==== Supplied data

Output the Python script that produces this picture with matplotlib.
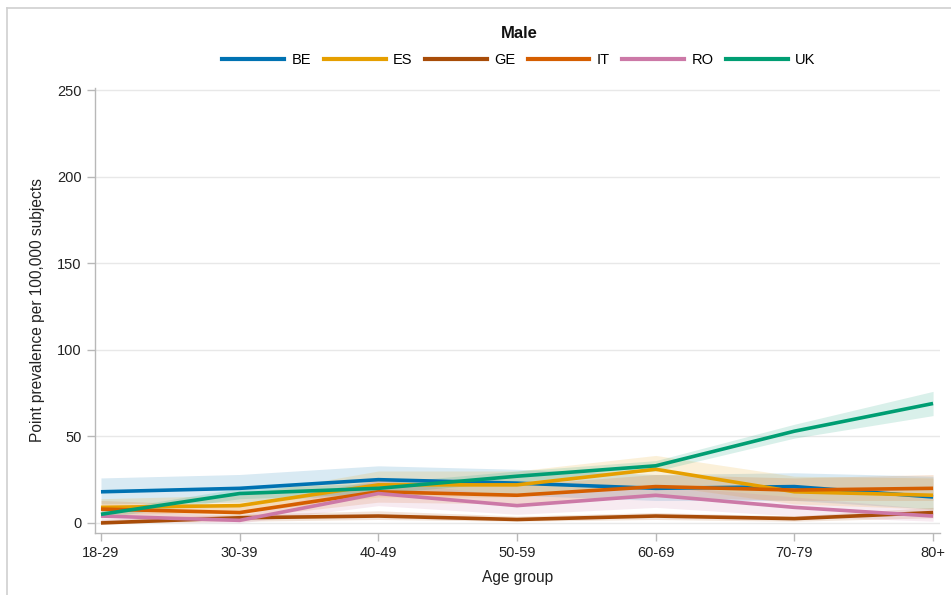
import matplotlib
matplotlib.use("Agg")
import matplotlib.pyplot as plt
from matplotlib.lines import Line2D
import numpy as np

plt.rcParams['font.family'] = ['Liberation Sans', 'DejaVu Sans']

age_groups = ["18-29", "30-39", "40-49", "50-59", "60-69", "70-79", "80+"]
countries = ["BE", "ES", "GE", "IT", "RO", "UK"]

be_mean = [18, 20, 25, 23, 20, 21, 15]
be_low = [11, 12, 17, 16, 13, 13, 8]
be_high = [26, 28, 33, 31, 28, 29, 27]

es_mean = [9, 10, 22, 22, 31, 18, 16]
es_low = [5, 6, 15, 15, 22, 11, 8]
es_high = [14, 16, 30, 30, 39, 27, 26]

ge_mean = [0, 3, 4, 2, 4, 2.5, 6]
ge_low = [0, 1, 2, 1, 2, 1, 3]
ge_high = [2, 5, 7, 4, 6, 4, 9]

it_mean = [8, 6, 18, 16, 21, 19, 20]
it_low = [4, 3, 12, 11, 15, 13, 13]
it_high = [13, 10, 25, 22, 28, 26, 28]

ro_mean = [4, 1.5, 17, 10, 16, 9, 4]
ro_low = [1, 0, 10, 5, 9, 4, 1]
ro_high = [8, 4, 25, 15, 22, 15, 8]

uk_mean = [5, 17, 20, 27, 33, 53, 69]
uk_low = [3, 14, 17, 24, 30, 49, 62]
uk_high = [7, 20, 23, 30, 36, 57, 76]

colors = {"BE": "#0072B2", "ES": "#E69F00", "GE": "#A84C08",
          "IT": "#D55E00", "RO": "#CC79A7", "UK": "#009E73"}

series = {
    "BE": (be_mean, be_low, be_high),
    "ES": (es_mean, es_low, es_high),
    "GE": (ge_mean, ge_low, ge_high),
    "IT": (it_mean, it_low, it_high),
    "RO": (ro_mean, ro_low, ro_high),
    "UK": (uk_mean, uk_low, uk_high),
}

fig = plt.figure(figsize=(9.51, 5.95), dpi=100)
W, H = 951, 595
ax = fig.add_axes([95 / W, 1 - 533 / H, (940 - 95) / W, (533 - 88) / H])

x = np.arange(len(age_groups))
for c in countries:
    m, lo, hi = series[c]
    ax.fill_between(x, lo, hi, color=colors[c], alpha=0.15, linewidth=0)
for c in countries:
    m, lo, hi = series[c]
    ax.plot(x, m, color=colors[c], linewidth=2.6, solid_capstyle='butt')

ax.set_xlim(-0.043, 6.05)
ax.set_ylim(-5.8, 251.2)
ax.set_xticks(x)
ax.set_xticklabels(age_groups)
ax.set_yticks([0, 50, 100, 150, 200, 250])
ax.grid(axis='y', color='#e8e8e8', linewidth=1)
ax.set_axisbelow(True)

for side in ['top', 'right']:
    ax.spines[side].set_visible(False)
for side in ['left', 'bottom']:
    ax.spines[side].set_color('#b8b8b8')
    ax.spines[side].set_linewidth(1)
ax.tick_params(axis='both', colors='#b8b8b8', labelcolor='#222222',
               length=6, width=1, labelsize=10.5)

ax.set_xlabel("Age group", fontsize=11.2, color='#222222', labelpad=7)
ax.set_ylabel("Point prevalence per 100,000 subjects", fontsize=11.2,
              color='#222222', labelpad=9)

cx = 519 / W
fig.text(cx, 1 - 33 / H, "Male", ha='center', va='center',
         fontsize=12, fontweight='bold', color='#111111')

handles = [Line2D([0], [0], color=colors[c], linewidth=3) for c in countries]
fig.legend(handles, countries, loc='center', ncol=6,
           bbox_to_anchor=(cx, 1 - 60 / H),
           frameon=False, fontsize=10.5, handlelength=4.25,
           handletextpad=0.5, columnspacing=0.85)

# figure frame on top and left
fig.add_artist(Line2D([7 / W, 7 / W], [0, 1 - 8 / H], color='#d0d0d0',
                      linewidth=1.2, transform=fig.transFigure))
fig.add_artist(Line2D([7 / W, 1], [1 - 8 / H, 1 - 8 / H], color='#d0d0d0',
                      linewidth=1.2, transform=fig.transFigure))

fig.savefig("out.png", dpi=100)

========

> **Direction**:
Write out each line of the listing above, exactly, from its first line to the line holding "it_high = [13, 10, 25, 22, 28, 26, 28]", inclusive. Skip the pictures.

> **Answer to this exercise**:
Output the Python script that produces this picture with matplotlib.
import matplotlib
matplotlib.use("Agg")
import matplotlib.pyplot as plt
from matplotlib.lines import Line2D
import numpy as np

plt.rcParams['font.family'] = ['Liberation Sans', 'DejaVu Sans']

age_groups = ["18-29", "30-39", "40-49", "50-59", "60-69", "70-79", "80+"]
countries = ["BE", "ES", "GE", "IT", "RO", "UK"]

be_mean = [18, 20, 25, 23, 20, 21, 15]
be_low = [11, 12, 17, 16, 13, 13, 8]
be_high = [26, 28, 33, 31, 28, 29, 27]

es_mean = [9, 10, 22, 22, 31, 18, 16]
es_low = [5, 6, 15, 15, 22, 11, 8]
es_high = [14, 16, 30, 30, 39, 27, 26]

ge_mean = [0, 3, 4, 2, 4, 2.5, 6]
ge_low = [0, 1, 2, 1, 2, 1, 3]
ge_high = [2, 5, 7, 4, 6, 4, 9]

it_mean = [8, 6, 18, 16, 21, 19, 20]
it_low = [4, 3, 12, 11, 15, 13, 13]
it_high = [13, 10, 25, 22, 28, 26, 28]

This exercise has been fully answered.